Now, there are many areas of research in applied mathematics. From my research program, I work on various projects emerging from cellular and developmental biology where mathematics plays a pivotal role in understanding mechanisms for single and collective cell migration and the formation of pattern formation in nature. Typical projects involve data-driven mathematical modelling involving both continuum mechanics and semi-linear parabolic partial differential equations (of which ordinary differential equations are a subset of); rigorous mathematical analysis of such problems (e.g. existence, uniqueness of solutions, linear or weakly nonlinear analysis in the context of asymptotic analysis); development of novel numerical methods to solve the models both in space and time (in some cases, when the space itself is part of the solution being sought), their rigorous numerical analysis (existence, uniqueness, positivity, boundedness of strong or weak solutions depending on the numerical method developed), applications of the models to experimental observations and finally, to close the loop, using data to constrain the models through model selection and parameter inference (here one needs to develop optimal control or Bayesian methods to fit models to data and to carry out parameter estimation). Within this cyclic research approach, one can find many projects to study, either from a theoretical, analytical, numerical, computational and statistical point of view. The choice really depends on one’s mathematical strengths and expertise as well as the passion to learn new methodologies and techniques.

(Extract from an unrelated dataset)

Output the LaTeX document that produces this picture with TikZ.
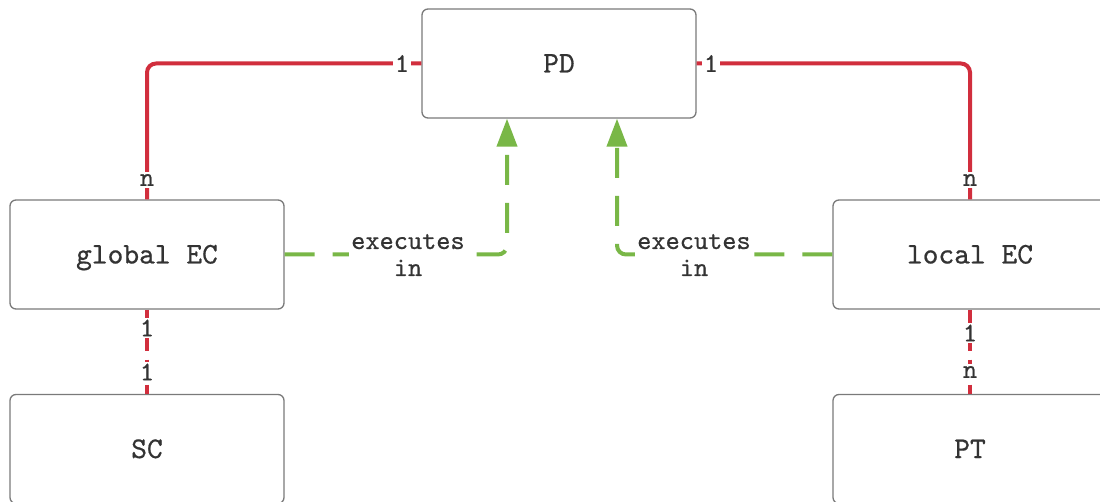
\documentclass[tikz,border=0pt]{standalone}
\usepackage{fontspec}
\newfontfamily\monoface{lmmono10-regular.otf}[FakeBold=0.6]
\usetikzlibrary{arrows.meta,calc}
\definecolor{relred}{HTML}{D12E3D}
\definecolor{execgreen}{HTML}{79B747}
\definecolor{boxgray}{HTML}{7A7A7A}
\definecolor{txt}{HTML}{333333}
\begin{document}
\begin{tikzpicture}[x=1pt,y=-1pt,
  entity/.style={draw=boxgray,line width=1.3pt,rounded corners=6pt,fill=white,
    minimum width=274pt,minimum height=109pt,inner sep=0pt,
    text height=18pt,text depth=0pt,
    font=\fontsize{30}{34}\monoface,text=txt},
  rel/.style={draw=relred,line width=4pt,rounded corners=9pt},
  reldash/.style={rel,dash pattern=on 16pt off 9pt},
  exec/.style={draw=execgreen,line width=4pt,rounded corners=9pt,
    dash pattern=on 30pt off 18pt,-{Triangle[length=28pt,width=20pt]}},
  card/.style={fill=white,inner sep=2pt,font=\fontsize{27}{27}\monoface,text=txt},
  execlbl/.style={card,align=center}]
\useasboundingbox (0,0) rectangle (1100,502);
\clip (0,0) rectangle (1100,502);

% entities
\node[entity] (PD)  at (559,63.5)  {PD};
\node[entity] (gEC) at (147,254.5) {global EC};
\node[entity] (lEC) at (970,254.5) {local EC};
\node[entity] (SC)  at (147,449)   {SC};
\node[entity] (PT)  at (970,449)   {PT};

% relations
\draw[rel] (PD.west) -| (gEC.north);
\draw[rel] (PD.east) -| (lEC.north);
\draw[reldash] (gEC.south) -- (SC.north);
\draw[reldash] (lEC.south) -- (PT.north);

% execution links
\draw[exec] (gEC.east) -| ($(PD.south)+(-52,0)$);
\draw[exec] (lEC.west) -| ($(PD.south)+(58,0)$);

% cardinalities
\node[card] (cPDl) at (402,63.5) {1};
\node[card] (cgEn) at (147,180)  {n};
\node[card] (cPDr) at (711,63.5) {1};
\node[card] (clEn) at (970,180)  {n};
\node[card] (cgE1) at (147,328)  {1};
\node[card] (cSC1) at (147,372)  {1};
\node[card] (clE1) at (970,333)  {1};
\node[card] (cPTn) at (970,372)  {n};

% link labels
\node[execlbl] (xl) at (408,255) {executes\\in};
\node[execlbl] (xr) at (694,255) {executes\\in};
\end{tikzpicture}
\end{document}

Applications of such models are prevalent in cancer biology, wound healing, burns, inflammation, and many others.
Other areas of research in applied mathematics include epidemiology, infectious diseases, material and biomedical sciences, population dynamics, game theory, economics, climate modelling, fluid dynamics, etc.
I am super happy to chat to you more specifically about applied mathematics in my research area. I hope you find this reply useful, if not, get in touch, happy to provide further clarity to the reply.